Discussion on: What's Your Approach to Data Migration & Database Versioning?

Collapse
 
rouilj profile image
John P. Rouillard

I'm the current maintainer for the Roundup Issue Tracker. This is a somewhat unique application in that it supports both nosql (kv store) and sql (sqlite, postresql, mariadb/mysql) primary databases. Also the database is designed to be modified by a schema written in Python code.

The user can modify the database at will adding/removing tables and relationships. Roundup code migrates the backend database to the new schema automatically. The current user defined schema is stored in a serialized form in the database. It is up to the tracker admin to track addition/removal of fields using their favorite VCS on the tracker's schema.py file.

The serialized schema also tracks the database version that describes what relationships are defined and what data types are used under the hood. This changes with the Roundup Tracker software release. For example a string() property defined in the schema could be a varchar, blob, or text in the backend.

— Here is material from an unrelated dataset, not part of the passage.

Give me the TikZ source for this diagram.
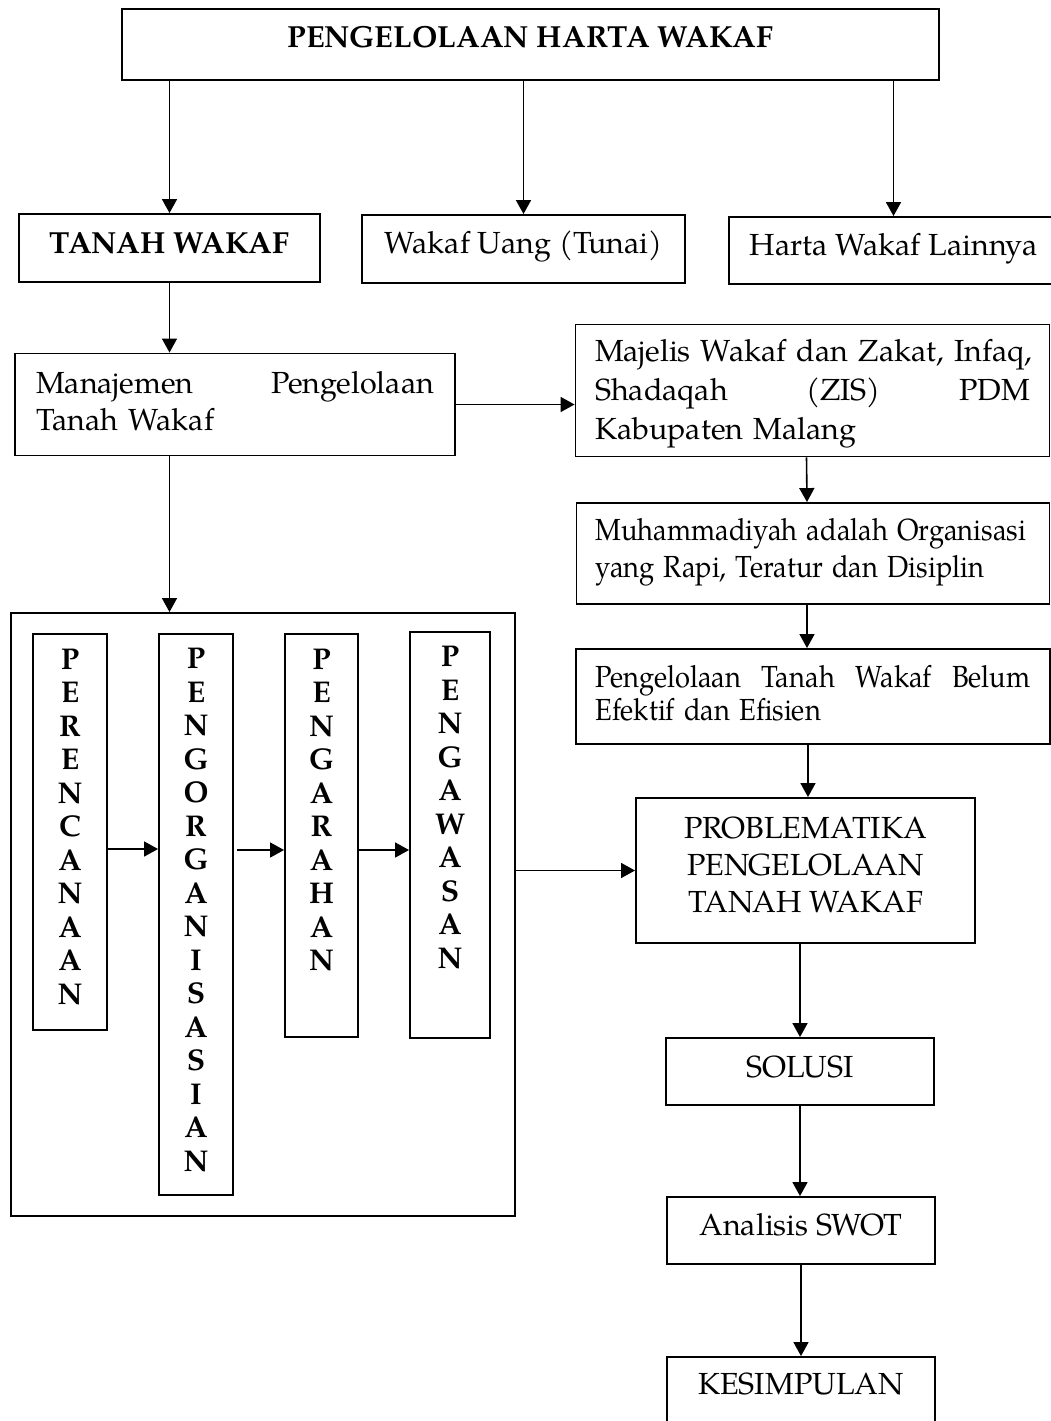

The CLI for the issue tracker includes a migrate command that changes the schema version when an upgrade is installed. It is responsible for running the alter commands on the db. If the database version does not match the version expected by the software, it will exit with an error.

Next month's 2.3.0 release changed the schema . The underlying type used for storing an expiration timestamp changed to prevent truncation. This bumps the schema version from 7 to 8. A prior release bumped the version as it added indexes that were present only in new installations but not in older upgraded databases.

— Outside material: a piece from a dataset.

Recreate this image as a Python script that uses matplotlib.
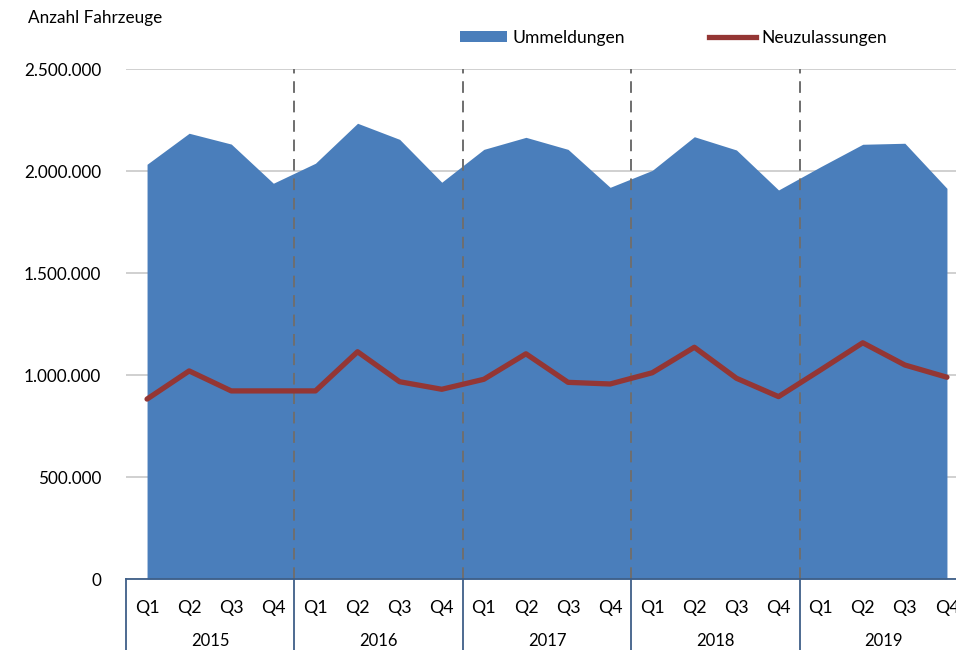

The supported migration path is one way (upgrade). You can manually downgrade the schema version if you need to go to a prior version of the software. (The tests for the last 3 migrations roll back the migration changes as part of testing the forward migration.)

Data integrity is maintained by never deleting data by default. Instead data is retired, so it's still available for record keeping, auditing etc., but is hidden so it doesn't get reused. You can make changes required for GDPR to remove users while still maintaining the referential integrity of the database but with loss of auditing info.